Is Sound Transit’s Link Light Rail a rolling drug den or a rolling homeless shelter?

Sound Transit is the Western Washington “light rail” project, for which people in a large area of the Puget Sound (much of it out of reach of the choo-choo train for decades) pay a property tax, a sales tax, and a car-registration tax every year.  The first leg of the train ran from downtown Seattle to Sea-Tac Airport, and that has been running now for a couple of years, with stations every couple of miles or so, I think (I pay zero attention, as I refuse to acknowledge that it exists).  Additional track has been laid to the north end of Seattle, with stops in the University District and what used to be the Northgate shopping center before it closed.  Construction is moving rapidly across Lake Washington to Microsoft and Google (i.e. Bellevue and Redmond).

There have been news stories in the past year describing equipment breakdowns (escalators not working, communication lines breaking and stopping trains); people getting hit by trains on surface streets, and the usual delays in construction.  The government response to the Covid pandemic greatly reduced the numbers of people riding all forms of public transportation (by design, to keep them from encountering strangers), and ridership is still about 40% of pre-pandemic numbers.  That has predictably led to budget shortfalls, and the agency has noted that with less money coming in, they can’t build as fast.  Now, since Sound Transit has declared fare-collection efforts to be racist, they have been easing up on fare-enforcement, further reducing their available cash.

So today, on, there are two stories by local radio hosts, about what is going on in the light rail cars.  First, KIRO host Dori Monson points to the Sound Transit Rolling Drug Den, emphasizing the drug use by several apparently-homeless individuals.  In his piece, he notes that the lack of fare-enforcement activity has led to the devolution of public transit into a mobile slum.

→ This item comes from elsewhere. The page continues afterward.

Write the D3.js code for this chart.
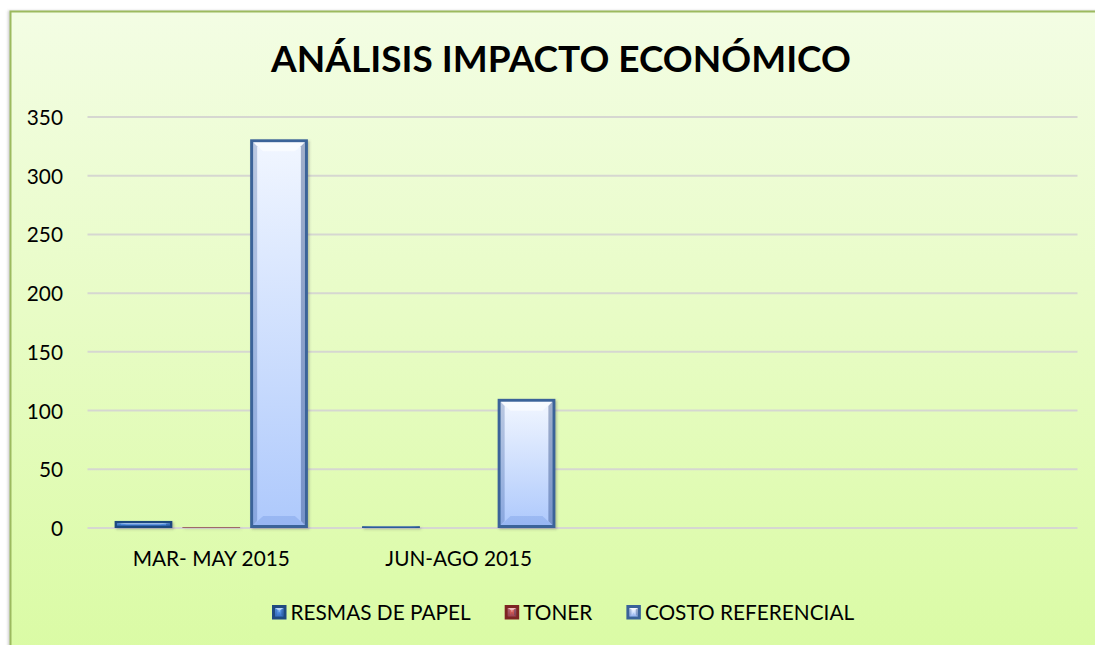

Next, KTTH host Jason Rantz has a piece on the Sound Transit Homeless Shelter, which overlaps with the drug denizens.  I looked at this article, and the video which was sent to Jason has a “not available” message on it, so maybe YouTube doesn’t want to public to see it.  Sound Transit, in their ballot measures which were both approved by slim margins, stressed the cleanliness, speed, and convenience of light rail, so people would abandon their cars and reduce traffic on city streets and freeways (which have always been horrible in Seattle due to its geographical situation between two big bodies of water).  With these two stories, it appears that light rail is not living up to its billing, and actually seems to be living farther and farther down.  But according to our two local radio personalities, Sound Transit apparently is ignoring the filth on its trains, and doing little to solve either problem.

And we, the citizens, are paying through the nose for infrastructure that didn’t work as advertised, doesn’t go where we need to go, and is being ruined for everyone else by the portion of the population whom the local government entities appear to prefer over the law-abiding, tax-paying public.  Unfortunately, the people of Seattle rarely complain very loudly, since their complaints are usually ignored anyway.  It will be very interesting to see what happens to the trains that go across Lake Washington to the tech hubs in Bellevue-will the Microsofties object to the homeless addicts on their trains?  I’ll let you know what happens when those trains start running next year.  In the meantime, I intend to stay as far away from Sound Transit as possible.

And the answer to the question posed in the title?  Both.